People should aim get more protein from vegetable sources rather than meat, to boost life expectancy, a study has suggested.
US researchers writing in JAMA Internal Medicine looked at 30 years’ of diet data for 130,000 people.
They found a reduced risk of early death in people who ate more plant-based protein, and a higher risk in those who ate more animal proteins.
UK experts said more work was needed to find out what was behind the links.
Animal proteins include:
- dairy products
Plant sources include:
- cereals beans
The analysis suggested that for every 3% increase in calories from plant protein, the risk of death from any cause during the period studied was reduced by 10%. It was also associated with a 12% lower risk of death from heart disease.

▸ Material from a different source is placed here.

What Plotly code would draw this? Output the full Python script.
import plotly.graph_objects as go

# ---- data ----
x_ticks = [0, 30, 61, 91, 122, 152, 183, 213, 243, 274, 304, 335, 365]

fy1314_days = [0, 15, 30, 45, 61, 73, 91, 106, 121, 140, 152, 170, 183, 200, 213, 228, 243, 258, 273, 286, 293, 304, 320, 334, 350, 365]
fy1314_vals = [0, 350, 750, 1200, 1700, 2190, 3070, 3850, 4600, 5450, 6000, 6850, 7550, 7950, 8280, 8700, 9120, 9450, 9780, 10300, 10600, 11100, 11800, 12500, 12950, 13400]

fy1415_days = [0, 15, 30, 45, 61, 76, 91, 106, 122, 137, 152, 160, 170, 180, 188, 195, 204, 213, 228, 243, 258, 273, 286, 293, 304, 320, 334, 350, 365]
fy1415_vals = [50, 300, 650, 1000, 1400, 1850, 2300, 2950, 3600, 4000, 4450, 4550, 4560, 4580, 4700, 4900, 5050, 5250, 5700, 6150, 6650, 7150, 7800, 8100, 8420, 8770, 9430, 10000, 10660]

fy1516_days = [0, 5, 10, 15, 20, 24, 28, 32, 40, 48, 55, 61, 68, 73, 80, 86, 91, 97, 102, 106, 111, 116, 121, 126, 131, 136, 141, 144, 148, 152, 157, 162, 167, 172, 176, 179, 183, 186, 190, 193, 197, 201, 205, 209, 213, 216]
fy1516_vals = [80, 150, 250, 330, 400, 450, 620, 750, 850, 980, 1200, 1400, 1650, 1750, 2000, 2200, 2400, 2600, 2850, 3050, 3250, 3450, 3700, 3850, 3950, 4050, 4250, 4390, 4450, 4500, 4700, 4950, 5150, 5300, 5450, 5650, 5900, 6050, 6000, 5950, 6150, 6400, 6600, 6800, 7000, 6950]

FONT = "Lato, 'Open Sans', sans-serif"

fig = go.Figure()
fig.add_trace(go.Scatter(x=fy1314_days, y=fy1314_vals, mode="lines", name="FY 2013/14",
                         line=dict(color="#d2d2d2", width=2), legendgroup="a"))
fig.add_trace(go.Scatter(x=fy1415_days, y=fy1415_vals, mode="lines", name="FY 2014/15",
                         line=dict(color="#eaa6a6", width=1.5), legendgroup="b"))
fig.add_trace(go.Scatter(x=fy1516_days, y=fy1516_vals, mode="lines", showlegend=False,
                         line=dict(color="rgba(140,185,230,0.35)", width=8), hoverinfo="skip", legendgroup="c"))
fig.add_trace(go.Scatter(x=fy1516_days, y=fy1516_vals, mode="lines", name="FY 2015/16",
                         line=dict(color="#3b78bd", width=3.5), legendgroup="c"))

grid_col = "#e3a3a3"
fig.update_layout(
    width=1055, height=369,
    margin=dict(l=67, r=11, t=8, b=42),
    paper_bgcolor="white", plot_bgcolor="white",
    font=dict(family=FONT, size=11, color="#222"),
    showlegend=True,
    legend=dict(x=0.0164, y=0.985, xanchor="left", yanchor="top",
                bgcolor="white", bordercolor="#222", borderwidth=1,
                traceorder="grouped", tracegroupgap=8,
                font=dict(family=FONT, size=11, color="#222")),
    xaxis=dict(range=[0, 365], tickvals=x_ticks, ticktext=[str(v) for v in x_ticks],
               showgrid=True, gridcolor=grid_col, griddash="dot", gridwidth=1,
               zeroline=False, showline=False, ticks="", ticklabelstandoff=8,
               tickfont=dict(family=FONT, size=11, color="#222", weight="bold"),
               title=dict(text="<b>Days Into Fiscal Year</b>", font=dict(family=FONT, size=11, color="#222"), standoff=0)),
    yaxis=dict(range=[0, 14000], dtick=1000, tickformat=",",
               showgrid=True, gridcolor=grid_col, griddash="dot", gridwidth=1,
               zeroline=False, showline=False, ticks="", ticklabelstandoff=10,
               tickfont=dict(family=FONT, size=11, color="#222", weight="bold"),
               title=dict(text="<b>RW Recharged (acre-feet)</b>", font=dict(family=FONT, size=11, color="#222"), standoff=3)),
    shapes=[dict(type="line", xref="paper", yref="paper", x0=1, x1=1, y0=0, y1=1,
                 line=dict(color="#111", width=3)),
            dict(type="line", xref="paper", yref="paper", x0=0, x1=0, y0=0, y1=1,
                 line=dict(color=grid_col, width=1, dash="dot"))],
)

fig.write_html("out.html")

But increasing the animal protein share of calories by 10% led to a 2% higher risk of all-cause death and an 8% greater chance of dying from a heart problem.
The associations were stronger in people with another risk factor, such as obesity, smoking, drinking heavily or not exercising a lot.
In the study, lifestyle and medical information was collected every two years, and people filled in a questionnaire – about exactly what they had eaten over the previous year – every four years.
Altogether, there were more than 36,000 deaths – almost 9,000 from cardiovascular disease, about 13,000 from cancer and about 14,000 from other causes.
Mingyang Song, from Massachusetts General Hospital, who worked on the study, said: “Our findings suggest that people should consider eating more plant proteins than animal proteins, and when they do choose among sources of animal protein, fish and chicken are probably better choices.
“Future studies should examine the mechanisms underlying the different effects of plant and animal proteins – along with different sources of animal proteins – on overall health.”
Dr Ian Johnson, a nutrition researcher and emeritus fellow at the Institute of Food Research (IFR), said: “This interesting and robust work seems to support the growing consensus that diets based largely on plant foods are better for long-term health than diets containing large quantities of meat and dairy products, but it tells us little about mechanism.
“It is far from clear whether plant proteins are protective or animal proteins are detrimental to health, or whether these protein levels are simply markers for something else.”